Many gensets lack prime mover capacity to generate the current long enough to reach catastrophic genhead damage.
Most that I have had experience with will either bog down and never reach max current or they strain so hard they overheat the prime mover coolant and/or the exhaust TC causes an alarm and shutdown.

Bingo, to my point exactly. It is not common for a gender to be over sized enough such that it would have the capability to trip an OCPD. Generally because of cost a gender is sized just for the anticipated load.
But, if it makes someone feel better to use an OCPD.....
I know that there are OCPDs that care made specifically for gender applications.
I have recommended that the OCPD be provided with a shunt trip which can be activated be the prime mover or generator monitoring devices that when activated will trigger the shunt trip to remove the load.

 

[templdl]

I would not assume this at all, unless the generator was equal to one used by a utility.

For engine driven generators, I am not aware of any manufacturer that does not include overcurrent and fault protection internal to their 'controller'. In fact most single generator installations I have been involved with, often do not have enough fault current for protective devices to operate in a timely manner. This causes real problems with arc fault inciident energy calculations.

That's actually the point that I was trying to make. I've been harping on this for years when it comes to assuming that by simply providing a common UL489 breaker to the output of a generator will protect the gender let alone the cable.
It seams as though it is assumed as though thev gender is like that of a POcO. Often times there is a lack of knowledge of what a breaker's trip curve is.

 

[jim dungar]

...by simply providing a common UL489 breaker to the output of a generator will protect the gender let alone the cable.

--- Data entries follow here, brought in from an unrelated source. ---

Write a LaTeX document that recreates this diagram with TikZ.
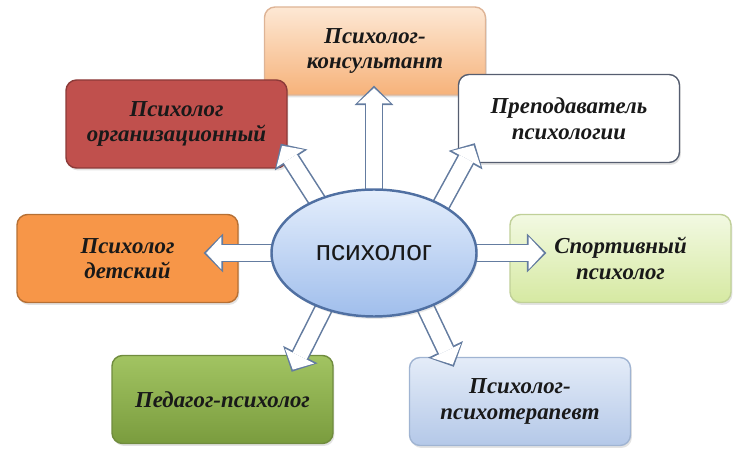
\documentclass[tikz,border=0pt]{standalone}
\usepackage{fontspec}
\setmainfont{Liberation Serif}
\newfontfamily\ellfont{Liberation Sans}
\usepackage{tikz}
\usetikzlibrary{shapes.geometric,arrows.meta,shadows,calc}

\definecolor{konsoben}{RGB}{253,232,212}
\definecolor{konsunten}{RGB}{246,178,122}
\definecolor{konsrand}{RGB}{222,180,150}
\definecolor{orgfill}{RGB}{192,80,77}
\definecolor{orgrand}{RGB}{140,58,56}
\definecolor{preprand}{RGB}{86,94,112}
\definecolor{detfill}{RGB}{247,150,72}
\definecolor{detrand}{RGB}{182,112,52}
\definecolor{sportoben}{RGB}{242,249,226}
\definecolor{sportunten}{RGB}{214,233,162}
\definecolor{sportrand}{RGB}{192,208,152}
\definecolor{pedoben}{RGB}{162,196,98}
\definecolor{pedunten}{RGB}{122,156,62}
\definecolor{pedrand}{RGB}{112,140,62}
\definecolor{thoben}{RGB}{228,236,248}
\definecolor{thunten}{RGB}{180,200,232}
\definecolor{thrand}{RGB}{160,180,210}
\definecolor{elloben}{RGB}{228,238,252}
\definecolor{ellunten}{RGB}{160,190,236}
\definecolor{ellrand}{RGB}{80,112,162}
\definecolor{pilrand}{RGB}{100,124,160}

\pgfdeclarelayer{front}
\pgfsetlayers{main,front}

\begin{document}
\begin{tikzpicture}[node distance=2cm]
    \tikzstyle{every node}=[font=\bfseries\itshape\fontsize{13}{14.5}\selectfont,align=center,text=black!90];
    \tikzstyle{box}=[rectangle,rounded corners=6pt,minimum width=4.42cm,minimum height=1.76cm,line width=0.8pt,
        drop shadow={opacity=0.22,shadow xshift=0.8pt,shadow yshift=-1.4pt}];
    \tikzstyle{pil}=[line width=8.8pt,draw=white,shorten <=-8pt,shorten >=1.4pt,
        -{Triangle[length=8.6pt,width=18.5pt,line width=0pt]},
        preaction={draw=pilrand,line width=10.6pt,shorten >=0pt,-{Triangle[length=11pt,width=22pt,line width=0pt]}}];

    \useasboundingbox (0,0) rectangle (15,9.06);

    \begin{pgfonlayer}{front}
    \node[ellipse,draw=ellrand,line width=1.4pt,top color=elloben,bottom color=ellunten,
          minimum width=4.1cm,minimum height=2.54cm,font=\ellfont\fontsize{16}{18}\selectfont,
          drop shadow={opacity=0.18,shadow xshift=0.8pt,shadow yshift=-1.4pt}] (psy) at (7.48,4.00) {психолог};
    \end{pgfonlayer}

    \node[box,draw=konsrand,top color=konsoben,bottom color=konsunten] (kons) [above of=psy,node distance=4.04cm,xshift=0.02cm] {Психолог-\\консультант};
    \node[box,draw=detrand,fill=detfill] (det) [left of=psy,node distance=4.93cm,yshift=-0.11cm] {Психолог\\детский};
    \node[box,draw=sportrand,top color=sportoben,bottom color=sportunten] (sport) [right of=psy,node distance=4.93cm,yshift=-0.11cm] {Спортивный\\психолог};
    \node[box,draw=orgrand,fill=orgfill] (org) [above of=det,node distance=2.69cm,xshift=0.98cm] {Психолог\\организационный};
    \node[box,draw=preprand,fill=white] (prep) [above of=sport,node distance=2.80cm,xshift=-1.03cm] {Преподаватель\\психологии};
    \node[box,draw=pedrand,top color=pedoben,bottom color=pedunten] (ped) [below of=det,node distance=2.82cm,xshift=1.9cm] {Педагог-психолог};
    \node[box,draw=thrand,top color=thoben,bottom color=thunten] (psyth) [below of=sport,node distance=2.86cm,xshift=-2.01cm] {Психолог-\\психотерапевт};

    \draw[pil] (psy.north) -- ($(psy.north |- kons.south)+(0,0.2)$);
    \draw[pil] (psy.137) -- ($(org.south east)+(-0.14,0.5)$);
    \draw[pil] (psy.36) -- ($(prep.south west)+(0.34,0.4)$);
    \draw[pil] (psy.west) -- ($(psy.west -| det.east)+(-0.7,0)$);
    \draw[pil] (psy.east) -- ($(psy.east -| sport.west)+(0.74,0)$);
    \draw[pil] (psy.228) -- ($(ped.north east)+(-0.84,-0.34)$);
    \draw[pil] (psy.313) -- ($(psyth.north west)+(0.9,-0.2)$);

\end{tikzpicture}
\end{document}
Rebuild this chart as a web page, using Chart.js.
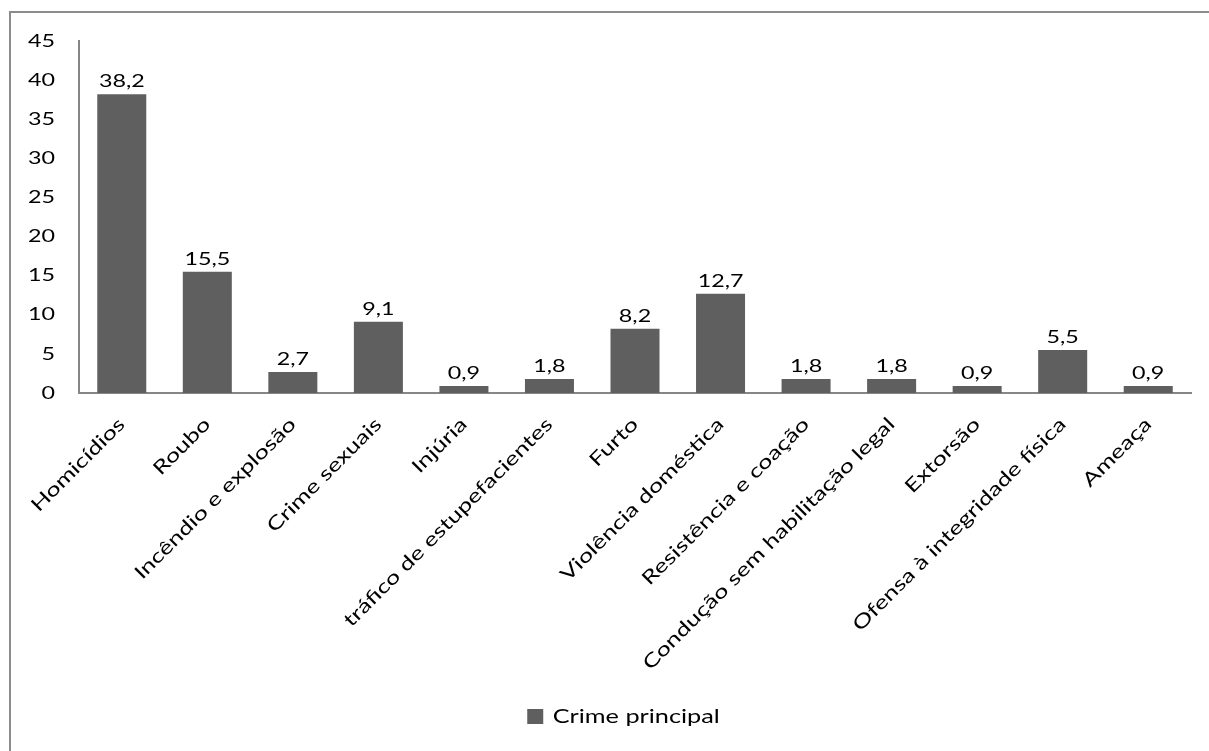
<!DOCTYPE html>
<html>
<head>
<meta charset="utf-8">
<script src="https://cdn.jsdelivr.net/npm/chart.js@4.4.0/dist/chart.umd.min.js"></script>
<style>
  html, body { margin: 0; padding: 0; background: #ffffff; width: 1209px; height: 751px; overflow: hidden; }
  #frame { position: absolute; left: 9px; top: 11px; width: 1300px; height: 800px;
           border-left: 2px solid #8c8c8c; border-top: 2px solid #8c8c8c; box-sizing: border-box; }
  #wrap { position: absolute; left: 0; top: 0; width: 1209px; height: 751px; }
</style>
</head>
<body>
<div id="frame"></div>
<div id="wrap"><canvas id="c" width="1209" height="751"></canvas></div>
<script>
// ---- Data ----
const categories = [
  'Homicídios', 'Roubo', 'Incêndio e explosão', 'Crime sexuais', 'Injúria',
  'tráfico de estupefacientes', 'Furto', 'Violência doméstica', 'Resistência e coação',
  'Condução sem habilitação legal', 'Extorsão', 'Ofensa à integridade física', 'Ameaça'
];
const values = [38.2, 15.5, 2.7, 9.1, 0.9, 1.8, 8.2, 12.7, 1.8, 1.8, 0.9, 5.5, 0.9];
const seriesName = 'Crime principal';
const yMin = 0;
const yMax = 45;
const yStep = 5;

// ---- Style ----
const FONT = 'Lato';
const LABEL_SIZE = 19;      // category labels and legend
const NUM_SIZE = 17.5;      // tick numbers and value labels
const TEXT_STRETCH = 1.33;  // glyphs in the reference are rendered wide
const BAR_COLOR = '#5f5f5f';
const AXIS_COLOR = '#868686';
const LEGEND_SHIFT = 56;

const fmt = v => v.toFixed(1).replace('.', ',');

const canvas = document.getElementById('c');
const ctx = canvas.getContext('2d');
const origFill = ctx.fillText;
const origMeasure = ctx.measureText;
ctx.fillText = function (t, x, y, mw) {
  this.save();
  this.translate(x, y);
  this.scale(TEXT_STRETCH, 1);
  if (mw !== undefined && mw !== null) origFill.call(this, t, 0, 0, mw / TEXT_STRETCH);
  else origFill.call(this, t, 0, 0);
  this.restore();
};
ctx.measureText = function (t) {
  const m = origMeasure.call(this, t);
  return {
    width: m.width * TEXT_STRETCH,
    actualBoundingBoxAscent: m.actualBoundingBoxAscent,
    actualBoundingBoxDescent: m.actualBoundingBoxDescent,
    actualBoundingBoxLeft: m.actualBoundingBoxLeft * TEXT_STRETCH,
    actualBoundingBoxRight: m.actualBoundingBoxRight * TEXT_STRETCH,
    fontBoundingBoxAscent: m.fontBoundingBoxAscent,
    fontBoundingBoxDescent: m.fontBoundingBoxDescent
  };
};

const valueLabelPlugin = {
  id: 'valueLabels',
  afterDatasetsDraw(chart) {
    const c = chart.ctx;
    const meta = chart.getDatasetMeta(0);
    c.save();
    c.font = NUM_SIZE + 'px ' + FONT;
    c.fillStyle = '#000000';
    c.textAlign = 'center';
    c.textBaseline = 'alphabetic';
    meta.data.forEach((bar, i) => {
      c.fillText(fmt(values[i]), bar.x, bar.y - 7);
    });
    c.restore();
  }
};

const legendShiftPlugin = {
  id: 'legendShift',
  afterLayout(chart) {
    if (chart.legend) chart.legend.left += LEGEND_SHIFT;
  }
};

new Chart(canvas, {
  type: 'bar',
  data: {
    labels: categories,
    datasets: [{
      label: seriesName,
      data: values,
      backgroundColor: BAR_COLOR,
      borderWidth: 0,
      barPercentage: 0.573,
      categoryPercentage: 1.0
    }]
  },
  options: {
    responsive: false,
    animation: false,
    devicePixelRatio: 1,
    layout: { padding: { left: 0, right: 18, top: 41, bottom: 15 } },
    plugins: {
      legend: {
        position: 'bottom',
        labels: {
          boxWidth: 16,
          boxHeight: 15,
          color: '#000000',
          padding: 10,
          font: { family: FONT, size: LABEL_SIZE }
        }
      },
      tooltip: { enabled: false }
    },
    scales: {
      x: {
        grid: { display: false },
        border: { display: true, color: AXIS_COLOR, width: 2 },
        ticks: {
          color: '#000000',
          autoSkip: false,
          maxRotation: 45,
          minRotation: 45,
          padding: 12,
          font: { family: FONT, size: LABEL_SIZE }
        },
        afterFit(scale) { scale.height = 304; }
      },
      y: {
        min: yMin,
        max: yMax,
        grid: { display: false },
        border: { display: true, color: AXIS_COLOR, width: 2 },
        ticks: {
          stepSize: yStep,
          color: '#000000',
          padding: 16,
          font: { family: FONT, size: NUM_SIZE }
        },
        afterFit(scale) { scale.width = 79; }
      }
    }
  },
  plugins: [valueLabelPlugin, legendShiftPlugin]
});
</script>
</body>
</html>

The breaker will protect the cable (afterall there isn't enough fault current to damage it). By default all UL489 breakers, and LV fuses, will protect properly applied feeder and branch circuit wiring.

Where does it say that our output protective device is supposed to actually protect the generator?
To my knowledge every commercially available, non-utility, generator includes inherent overload protection. They employ 'on-board' breakers, sophisticated internal controls, or more typically such poor speed regulation that their output votlage falls off during an overload.

This is similar to any discussion involving protecting the output of a transformer. Does the device serve the purpose we think it does?

 

[templdl]

The breaker will protect the cable (afterall there isn't enough fault current to damage it). By default all UL489 breakers, and LV fuses, will protect properly applied feeder and branch circuit wiring.

Where does it say that our output protective device is supposed to actually protect the generator?
To my knowledge every commercially available, non-utility, generator includes inherent overload protection. They employ 'on-board' breakers, sophisticated internal controls, or more typically such poor speed regulation that their output votlage falls off during an overload.

This is similar to any discussion involving protecting the output of a transformer. Does the device serve the purpose we think it does?

Point made. Is is sad that the generator is not capable of producing enough current that would overload the cable should the capable sized 125% of the continuous low + 100% of the non continuous load. The size the breaker based upon the conductor's rated ampacity where you are allowed to use the next higher breaker if the conductor ampacity is not a standard breaker rating which goes back to my previous point of the gen sets capability of tripping the breaker which is supposed to protect the conductor.
I also agree regarding the transformer but since the transformer is dependent on how much it can be overloaded a transformer has the capability of overloading the conductor that is connected to its secondary.
But I agree with you regarding the concept of conductor over current protection. But there is a difference between what their over current capabilities are when it comes to being able trip a breaker.